Pandrecht kan worden gevestigd op alle goederen, mits overdraagbaar, behalve wanneer het een registergoed betreft (want hierop wordt het hypotheekrecht gevestigd; art. 3:227 lid 1, 2e volzin BW).
Art. 3:227 lid 1 BW: Het recht van pand en het recht van hypotheek zijn beperkte rechten, strekkende om op de daaraan onderworpen goederen een vordering tot voldoening van een geldsom bij voorrang boven andere schuldeisers te verhalen. Is het recht op een registergoed gevestigd, dan is het een recht van hypotheek; is het recht op een ander goed gevestigd, dan is het een recht van pand.
De vereisten volgen uit de artt. 3:236 jo 3:98 jo 3:84 BW.
Art. 3:237 lid 1 BW: Pandrecht op een roerende zaak, op een recht aan toonder, of op het vruchtgebruik van een zodanige zaak of recht, kan ook worden gevestigd bij authentieke of geregistreerde onderhandse akte, zonder dat de zaak of het toonderpapier wordt gebracht in de macht van de pandhouder of van een derde.
Art. 3:236 BW: 1. Pandrecht op een roerende zaak, op een recht aan toonder of order, of op het vruchtgebruik van een zodanige zaak of recht, wordt gevestigd door de zaak of het toonder- of orderpapier te brengen in de macht van de pandhouder of van een derde omtrent wie partijen zijn overeengekomen. De vestiging van een pandrecht op een recht aan order of op het vruchtgebruik daarvan vereist tevens endossement. 2. Op andere goederen wordt pandrecht gevestigd op overeenkomstige wijze als voor de levering van het te verpanden goed is bepaald.

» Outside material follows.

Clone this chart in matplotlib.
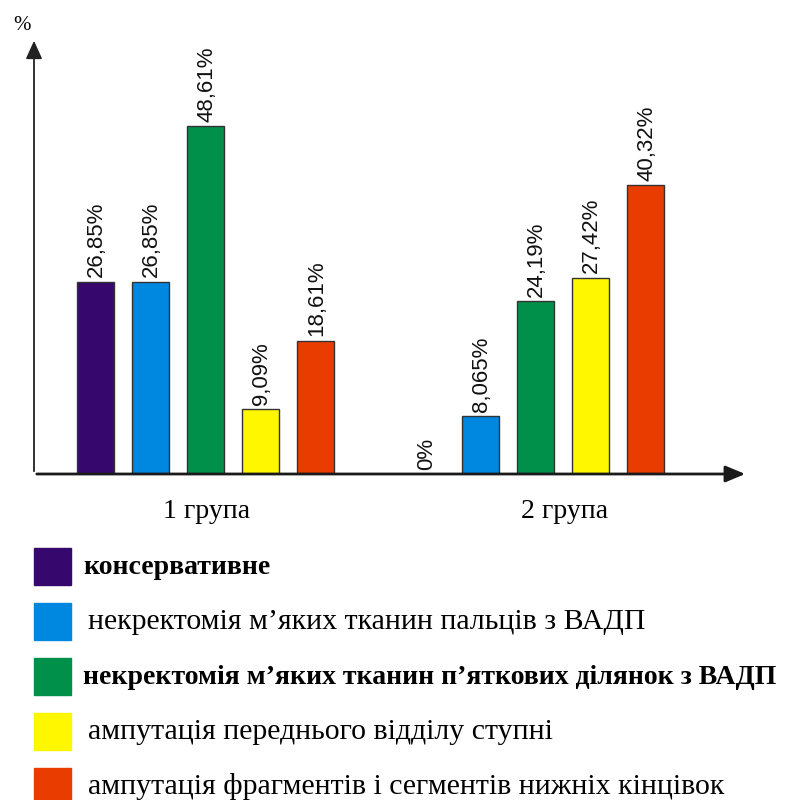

Art. 3:98 BW: Tenzij de wet anders bepaalt, vindt al hetgeen in deze afdeling omtrent de overdracht van een goed is bepaald, overeenkomstige toepassing op de vestiging, de overdracht en de afstand van een beperkt recht op een zodanig goed.
Art. 3:84 lid 1 BW: Voor overdracht van een goed wordt vereist een levering krachtens geldige titel, verricht door hem die bevoegd is over het goed te beschikken.
Het bezitloos pandrecht is de BW-oplossing voor het fiduciaverbod van art. 3:84 lid 3 BW.
Art. 3:84 lid 3 BW: Een rechtshandeling die ten doel heeft een goed over te dragen tot zekerheid of die de strekking mist het goed na de overdracht in het vermogen van de verkrijger te doen vallen, is geen geldige titel van overdracht van dat goed.